-------- Dataset content

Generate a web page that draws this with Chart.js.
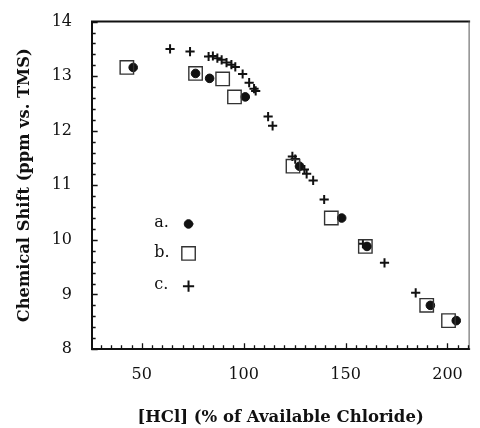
<!DOCTYPE html>
<html>
<head>
<meta charset="utf-8">
<script src="https://cdn.jsdelivr.net/npm/chart.js@4.4.1/dist/chart.umd.min.js"></script>
<style>
  html, body { margin: 0; padding: 0; background: #fff; }
  #wrap { width: 480px; height: 428px; }
</style>
</head>
<body>
<div id="wrap"><canvas id="shiftChart" width="480" height="428"></canvas></div>
<script>
// series a. (filled circles)
const hclA = [45.8, 76.4, 83.3, 100.8, 127.4, 148.1, 160.5, 191.6, 204.3];
const shiftA = [13.16, 13.05, 12.96, 12.62, 11.35, 10.40, 9.88, 8.80, 8.52];

// series b. (open squares)
const hclB = [42.7, 76.4, 89.7, 95.5, 124.2, 143.0, 159.7, 189.8, 200.5];
const shiftB = [13.16, 13.05, 12.95, 12.62, 11.35, 10.40, 9.88, 8.80, 8.52];

// series c. (crosses)
const hclC = [63.9, 73.7, 82.8, 84.9, 87.1, 89.2, 91.6, 94.0, 95.9, 99.5, 102.7, 105.1, 105.9,
              112.0, 114.2, 123.9, 125.3, 129.8, 130.9, 134.1, 139.5, 158.5, 169.1, 184.4];
const shiftC = [13.50, 13.45, 13.36, 13.37, 13.33, 13.30, 13.25, 13.21, 13.17, 13.04, 12.88, 12.77, 12.73,
                12.26, 12.09, 11.53, 11.48, 11.29, 11.21, 11.09, 10.74, 9.93, 9.58, 9.03];

const legendLabels = ['a.', 'b.', 'c.'];
const xTickValues = [50, 100, 150, 200];
const yTickValues = [8, 9, 10, 11, 12, 13, 14];

const serif = '"DejaVu Serif", "Liberation Serif", serif';
const ink = '#111';

function toPoints(xs, ys) {
  return xs.map((x, i) => ({ x: x, y: ys[i] }));
}

const markA = { pointStyle: 'circle', radius: 4.3, backgroundColor: ink, borderColor: ink, borderWidth: 1 };
const markB = { pointStyle: 'rect', radius: 9.5, backgroundColor: 'rgba(0,0,0,0)', borderColor: '#333', borderWidth: 1.4 };
const markC = { pointStyle: 'cross', radius: 4.6, backgroundColor: ink, borderColor: ink, borderWidth: 2 };

function dataset(label, pts, m) {
  return {
    label: label,
    data: pts,
    pointStyle: m.pointStyle,
    pointRadius: m.radius,
    pointBackgroundColor: m.backgroundColor,
    pointBorderColor: m.borderColor,
    pointBorderWidth: m.borderWidth,
    showLine: false
  };
}

// frame, inward tick marks and the in-plot key
const framePlugin = {
  id: 'frame',
  afterDraw(chart) {
    const ctx = chart.ctx;
    const a = chart.chartArea;
    const xs = chart.scales.x;
    const ys = chart.scales.y;
    ctx.save();
    ctx.strokeStyle = ink;
    ctx.lineCap = 'square';

    ctx.lineWidth = 2;
    ctx.beginPath();
    ctx.moveTo(a.right, a.top);
    ctx.lineTo(a.left, a.top);
    ctx.lineTo(a.left, a.bottom);
    ctx.lineTo(a.right, a.bottom);
    ctx.stroke();
    ctx.lineWidth = 1;
    ctx.strokeStyle = '#555';
    ctx.beginPath();
    ctx.moveTo(a.right, a.top);
    ctx.lineTo(a.right, a.bottom);
    ctx.stroke();

    ctx.strokeStyle = ink;
    ctx.lineWidth = 1.3;
    ctx.beginPath();
    for (let v = Math.ceil(xs.min / 5) * 5; v <= xs.max; v += 5) {
      const px = Math.round(xs.getPixelForValue(v)) + 0.5;
      const len = v % 50 === 0 ? 5 : 3;
      ctx.moveTo(px, a.bottom);
      ctx.lineTo(px, a.bottom - len);
    }
    for (let k = 40; k <= 70; k++) {
      const v = k / 5;
      const py = Math.round(ys.getPixelForValue(v)) + 0.5;
      const len = k % 5 === 0 ? 5 : 3;
      ctx.moveTo(a.left, py);
      ctx.lineTo(a.left + len, py);
    }
    ctx.stroke();

    // key
    const marks = [markA, markB, markC];
    const rows = [0.615, 0.705, 0.805];
    const tx = a.left + 0.165 * (a.right - a.left);
    const mx = a.left + 0.256 * (a.right - a.left);
    ctx.font = '16px ' + serif;
    ctx.textBaseline = 'middle';
    ctx.textAlign = 'left';
    legendLabels.forEach((lab, i) => {
      const y = a.top + rows[i] * (a.bottom - a.top);
      ctx.fillStyle = ink;
      ctx.fillText(lab, tx, y);
      ctx.fillStyle = marks[i].backgroundColor;
      ctx.strokeStyle = marks[i].borderColor;
      ctx.lineWidth = marks[i].borderWidth;
      Chart.helpers.drawPoint(ctx, {
        pointStyle: marks[i].pointStyle,
        radius: marks[i].radius,
        borderWidth: marks[i].borderWidth
      }, mx, y + 1);
    });
    ctx.restore();
  }
};

new Chart(document.getElementById('shiftChart'), {
  type: 'scatter',
  data: {
    datasets: [
      dataset('b.', toPoints(hclB, shiftB), markB),
      dataset('c.', toPoints(hclC, shiftC), markC),
      dataset('a.', toPoints(hclA, shiftA), markA)
    ]
  },
  options: {
    responsive: false,
    animation: false,
    layout: { padding: { top: 16, right: 1, left: 0, bottom: 0 } },
    plugins: {
      legend: { display: false },
      tooltip: { enabled: false }
    },
    scales: {
      x: {
        type: 'linear',
        min: 25.6,
        max: 210.6,
        afterBuildTicks: scale => { scale.ticks = xTickValues.map(v => ({ value: v })); },
        afterFit: scale => { scale.height = 79; },
        grid: { display: false },
        border: { display: false },
        ticks: { color: ink, font: { family: serif, size: 16 }, padding: 8, maxRotation: 0 },
        title: {
          display: true,
          text: '[HCl] (% of Available Chloride)',
          color: ink,
          font: { family: serif, size: 16.5, weight: 'bold' },
          padding: { top: 0, bottom: 0 }
        }
      },
      y: {
        type: 'linear',
        min: 8,
        max: 14,
        afterBuildTicks: scale => { scale.ticks = yTickValues.map(v => ({ value: v })); },
        afterFit: scale => { scale.width = 92; },
        grid: { display: false },
        border: { display: false },
        ticks: { color: ink, font: { family: serif, size: 16 }, padding: 12 },
        title: {
          display: true,
          text: 'Chemical Shift (ppm vs. TMS)',
          color: ink,
          font: { family: serif, size: 16.3, weight: 'bold' },
          padding: { top: 15, bottom: 0 }
        }
      }
    }
  },
  plugins: [framePlugin]
});
</script>
</body>
</html>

----------------

- _Problem to solve_
Write the listing out a second time exactly, dropping all images.

- _Result of the task_
Generate a web page that draws this with Chart.js.
<!DOCTYPE html>
<html>
<head>
<meta charset="utf-8">
<script src="https://cdn.jsdelivr.net/npm/chart.js@4.4.1/dist/chart.umd.min.js"></script>
<style>
  html, body { margin: 0; padding: 0; background: #fff; }
  #wrap { width: 480px; height: 428px; }
</style>
</head>
<body>
<div id="wrap"><canvas id="shiftChart" width="480" height="428"></canvas></div>
<script>
// series a. (filled circles)
const hclA = [45.8, 76.4, 83.3, 100.8, 127.4, 148.1, 160.5, 191.6, 204.3];
const shiftA = [13.16, 13.05, 12.96, 12.62, 11.35, 10.40, 9.88, 8.80, 8.52];

// series b. (open squares)
const hclB = [42.7, 76.4, 89.7, 95.5, 124.2, 143.0, 159.7, 189.8, 200.5];
const shiftB = [13.16, 13.05, 12.95, 12.62, 11.35, 10.40, 9.88, 8.80, 8.52];

// series c. (crosses)
const hclC = [63.9, 73.7, 82.8, 84.9, 87.1, 89.2, 91.6, 94.0, 95.9, 99.5, 102.7, 105.1, 105.9,
              112.0, 114.2, 123.9, 125.3, 129.8, 130.9, 134.1, 139.5, 158.5, 169.1, 184.4];
const shiftC = [13.50, 13.45, 13.36, 13.37, 13.33, 13.30, 13.25, 13.21, 13.17, 13.04, 12.88, 12.77, 12.73,
                12.26, 12.09, 11.53, 11.48, 11.29, 11.21, 11.09, 10.74, 9.93, 9.58, 9.03];

const legendLabels = ['a.', 'b.', 'c.'];
const xTickValues = [50, 100, 150, 200];
const yTickValues = [8, 9, 10, 11, 12, 13, 14];

const serif = '"DejaVu Serif", "Liberation Serif", serif';
const ink = '#111';

function toPoints(xs, ys) {
  return xs.map((x, i) => ({ x: x, y: ys[i] }));
}

const markA = { pointStyle: 'circle', radius: 4.3, backgroundColor: ink, borderColor: ink, borderWidth: 1 };
const markB = { pointStyle: 'rect', radius: 9.5, backgroundColor: 'rgba(0,0,0,0)', borderColor: '#333', borderWidth: 1.4 };
const markC = { pointStyle: 'cross', radius: 4.6, backgroundColor: ink, borderColor: ink, borderWidth: 2 };

function dataset(label, pts, m) {
  return {
    label: label,
    data: pts,
    pointStyle: m.pointStyle,
    pointRadius: m.radius,
    pointBackgroundColor: m.backgroundColor,
    pointBorderColor: m.borderColor,
    pointBorderWidth: m.borderWidth,
    showLine: false
  };
}

// frame, inward tick marks and the in-plot key
const framePlugin = {
  id: 'frame',
  afterDraw(chart) {
    const ctx = chart.ctx;
    const a = chart.chartArea;
    const xs = chart.scales.x;
    const ys = chart.scales.y;
    ctx.save();
    ctx.strokeStyle = ink;
    ctx.lineCap = 'square';

    ctx.lineWidth = 2;
    ctx.beginPath();
    ctx.moveTo(a.right, a.top);
    ctx.lineTo(a.left, a.top);
    ctx.lineTo(a.left, a.bottom);
    ctx.lineTo(a.right, a.bottom);
    ctx.stroke();
    ctx.lineWidth = 1;
    ctx.strokeStyle = '#555';
    ctx.beginPath();
    ctx.moveTo(a.right, a.top);
    ctx.lineTo(a.right, a.bottom);
    ctx.stroke();

    ctx.strokeStyle = ink;
    ctx.lineWidth = 1.3;
    ctx.beginPath();
    for (let v = Math.ceil(xs.min / 5) * 5; v <= xs.max; v += 5) {
      const px = Math.round(xs.getPixelForValue(v)) + 0.5;
      const len = v % 50 === 0 ? 5 : 3;
      ctx.moveTo(px, a.bottom);
      ctx.lineTo(px, a.bottom - len);
    }
    for (let k = 40; k <= 70; k++) {
      const v = k / 5;
      const py = Math.round(ys.getPixelForValue(v)) + 0.5;
      const len = k % 5 === 0 ? 5 : 3;
      ctx.moveTo(a.left, py);
      ctx.lineTo(a.left + len, py);
    }
    ctx.stroke();

    // key
    const marks = [markA, markB, markC];
    const rows = [0.615, 0.705, 0.805];
    const tx = a.left + 0.165 * (a.right - a.left);
    const mx = a.left + 0.256 * (a.right - a.left);
    ctx.font = '16px ' + serif;
    ctx.textBaseline = 'middle';
    ctx.textAlign = 'left';
    legendLabels.forEach((lab, i) => {
      const y = a.top + rows[i] * (a.bottom - a.top);
      ctx.fillStyle = ink;
      ctx.fillText(lab, tx, y);
      ctx.fillStyle = marks[i].backgroundColor;
      ctx.strokeStyle = marks[i].borderColor;
      ctx.lineWidth = marks[i].borderWidth;
      Chart.helpers.drawPoint(ctx, {
        pointStyle: marks[i].pointStyle,
        radius: marks[i].radius,
        borderWidth: marks[i].borderWidth
      }, mx, y + 1);
    });
    ctx.restore();
  }
};

new Chart(document.getElementById('shiftChart'), {
  type: 'scatter',
  data: {
    datasets: [
      dataset('b.', toPoints(hclB, shiftB), markB),
      dataset('c.', toPoints(hclC, shiftC), markC),
      dataset('a.', toPoints(hclA, shiftA), markA)
    ]
  },
  options: {
    responsive: false,
    animation: false,
    layout: { padding: { top: 16, right: 1, left: 0, bottom: 0 } },
    plugins: {
      legend: { display: false },
      tooltip: { enabled: false }
    },
    scales: {
      x: {
        type: 'linear',
        min: 25.6,
        max: 210.6,
        afterBuildTicks: scale => { scale.ticks = xTickValues.map(v => ({ value: v })); },
        afterFit: scale => { scale.height = 79; },
        grid: { display: false },
        border: { display: false },
        ticks: { color: ink, font: { family: serif, size: 16 }, padding: 8, maxRotation: 0 },
        title: {
          display: true,
          text: '[HCl] (% of Available Chloride)',
          color: ink,
          font: { family: serif, size: 16.5, weight: 'bold' },
          padding: { top: 0, bottom: 0 }
        }
      },
      y: {
        type: 'linear',
        min: 8,
        max: 14,
        afterBuildTicks: scale => { scale.ticks = yTickValues.map(v => ({ value: v })); },
        afterFit: scale => { scale.width = 92; },
        grid: { display: false },
        border: { display: false },
        ticks: { color: ink, font: { family: serif, size: 16 }, padding: 12 },
        title: {
          display: true,
          text: 'Chemical Shift (ppm vs. TMS)',
          color: ink,
          font: { family: serif, size: 16.3, weight: 'bold' },
          padding: { top: 15, bottom: 0 }
        }
      }
    }
  },
  plugins: [framePlugin]
});
</script>
</body>
</html>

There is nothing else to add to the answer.